Jeżeli urząd ma informację publiczną, która nie jest chroniona tajemnicą, to udostępnia ją na wniosek zainteresowanego, nawet gdy nie jest ona już aktualna. To jedno z podobieństw polskich i niemieckich przepisów dotyczących dostępu do informacji publicznych.
Prawodawstwo obydwu państw zostało zaprezentowane podczas konferencji naukowej „Prawo dostępu do informacji wobec organów władzy publicznej". Spotkanie zorganizowała Szkoła Prawa Niemieckiego na Wydziale Prawa i Administracji Uniwersytetu Warszawskiego.

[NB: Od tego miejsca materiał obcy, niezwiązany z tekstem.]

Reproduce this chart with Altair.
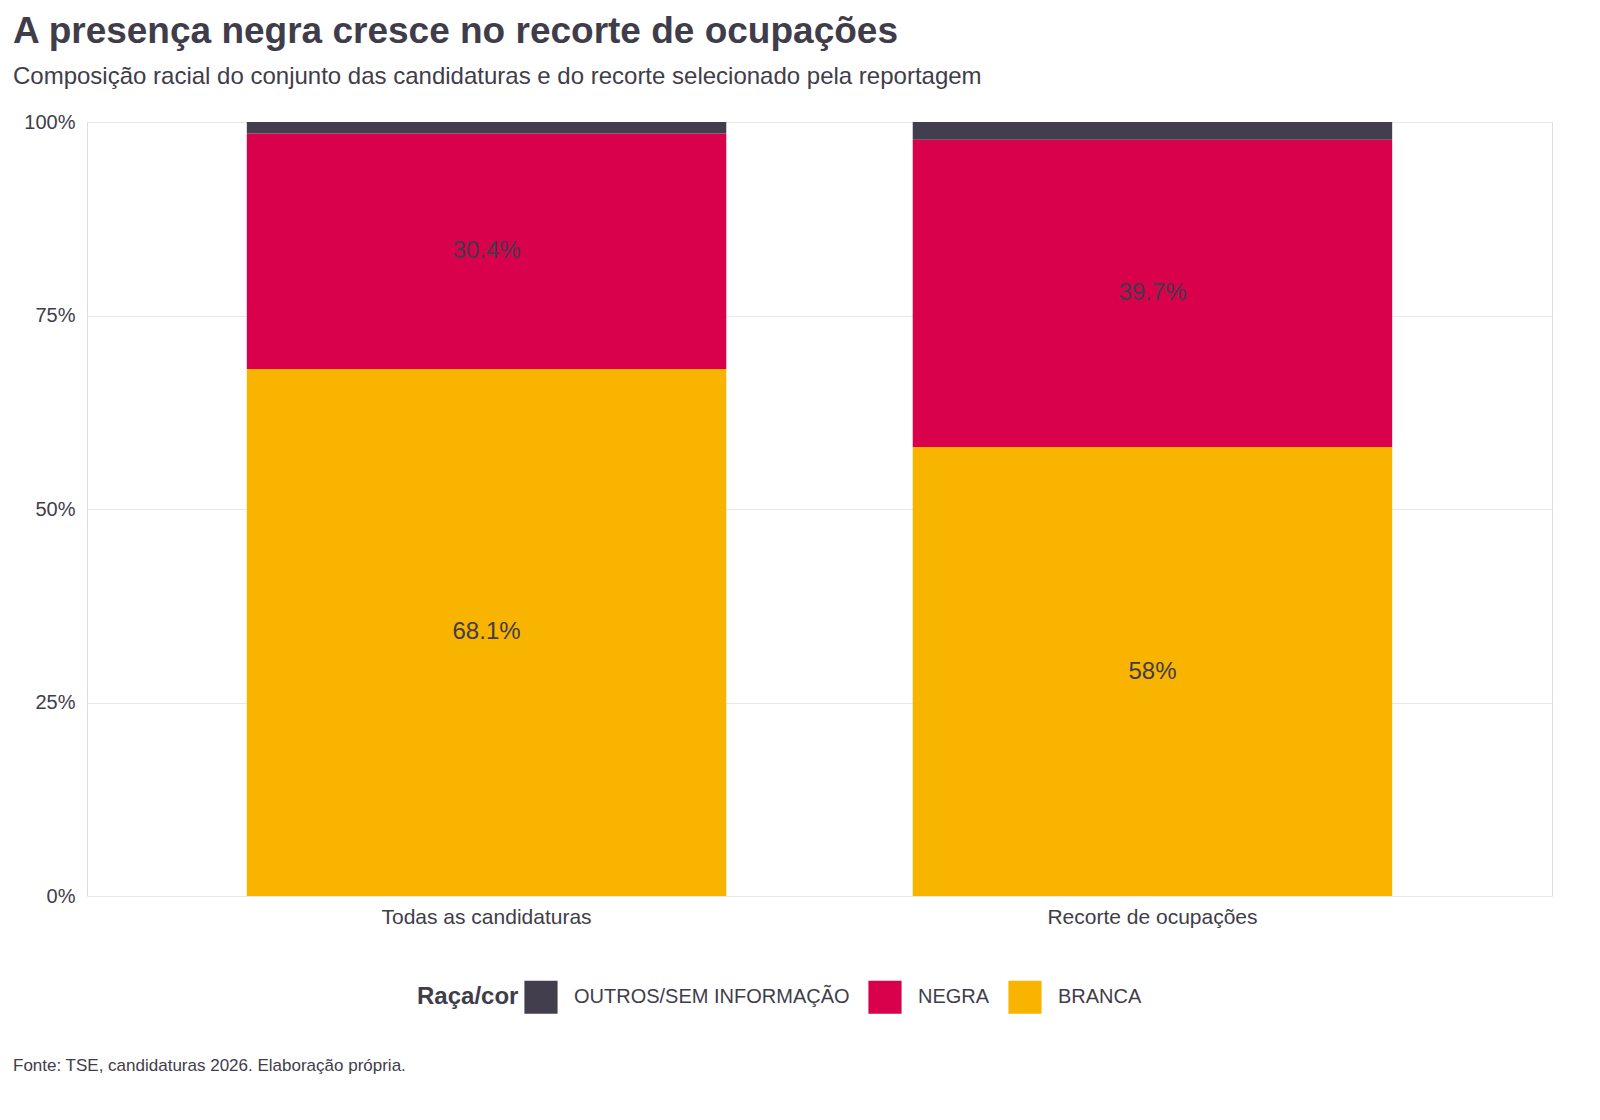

Arwid Mednis z Uniwersytetu Warszawskiego wskazał, że jeżeli ktokolwiek występuje o udostępnienie informacji publicznej, którą posiada urząd, to nie musi podawać celu jej wykorzystania. Wskazał także na wątpliwości związane z dostępem do informacji publicznej. Nie zawsze bowiem wiadomo, czym jest taka informacja. W jego ocenie nie jest nią np. korespondencja e-mailowa między urzędem a kancelarią prawną, której zlecono jakąś usługę.
– Upublicznienie takich treści mogłoby zdradzić choćby taktykę negocjacyjną prywatnej firmy – wskazał Arwid Mednis.
W niemieckim prawie także nie trzeba podawać powodu, jaki stoi za wnioskiem o udostępnienie informacji publicznej.